Published March 30, 2007

KARACHI, March 29: Chairman Central Board of Revenue Mr Abdullah Yousuf reiterated on Thursday government’s commitment to support business by creating a friendly tax environment and helping by way of cutting down on cost of doing business but made it clear that the days of giving assistance in form of dole out, high import tariffs and crutches like subsidies and rebates are over.

“We are moving ahead in a direction in which many countries of the world are going,” he declared at a pre-budget seminar on Thursday organised by the Management Association of Pakistan (MAP) while pointing out that the import substitution policy in past several years made the Pakistan business somewhat introvert and too much dependent on the crutches.

He conceded that textile had partly been helped by the government by way of research and development rebates but made it clear that the textile business will have to find ways of remaining in competition.

“We are very much concerned on the employment and export-related issues of textiles but then we will have to take a holistic view of the issue rather than providing dole and crutches.

“Exposure to world competition has brought out our weaknesses,” the CBR chairman said and explained that lack of management capabilities, relatively small enterprises and a high logistics cost are some of the issues faced by the Pakistan business, which is being addressed jointly by the government and businessmen.

He said that for the first time Pakistan’s business was on a head on competition with giant business conglomerates of China and India.

He said that the government had taken up the National Trade Corridor (NTC) that addresses the logistics issue from the floor of manufacturing plant in Pakistan to the gate of import house in foreign countries. The logistics, he said, add cost that is equal to huge 4 to 5 per cent of GDP.

Mr Yousuf did concede that the problems of energy supply and infra- structure had emerged as big challenges and pointed out several such challenges will have to be encountered as “we enter the unlimited world export market to get our share.”

As for improvement in tax administration, he said the government was addressing the issue through a two-pronged policy. There is a reform of tax administration programme and there are reforms through tax policies. As a consequence tax collection has shown 20 per cent improvement in collection during last two years.

This increase in tax collection, he said, is far above the growth in the GDP rate and, therefore, the tax-GDP-ratio increased by 0.25 per cent last year, which is set to further improve to 0.3 per cent this year.
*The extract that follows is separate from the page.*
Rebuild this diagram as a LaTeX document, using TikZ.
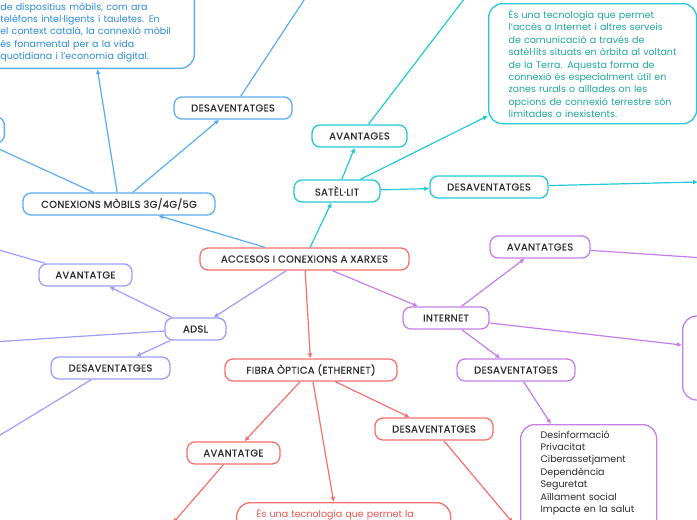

He said that the tax-to-GDP ratio was now 10.5 per cent and the government wants to take it to 15 per cent in next ten years.

This warrants enlargement in tax base and he pointed out that a very big segment of potential taxpayers -- the retailers and the wholesalers, the transporters and the agriculturist -- are outside the tax net.

The retail and wholesale business is 16 per cent of the GDP but pays only 3 per cent of the tax, the transporters are 12 per cent but pay only 4 per cent and agriculture is 22 per cent but pays less than one per cent of the tax.

However, he did not elaborate as to how these segments will be brought in tax net and whether the improvement in collection of tax on agriculturists by the CBR will need legislation as agriculture is a provincial subject.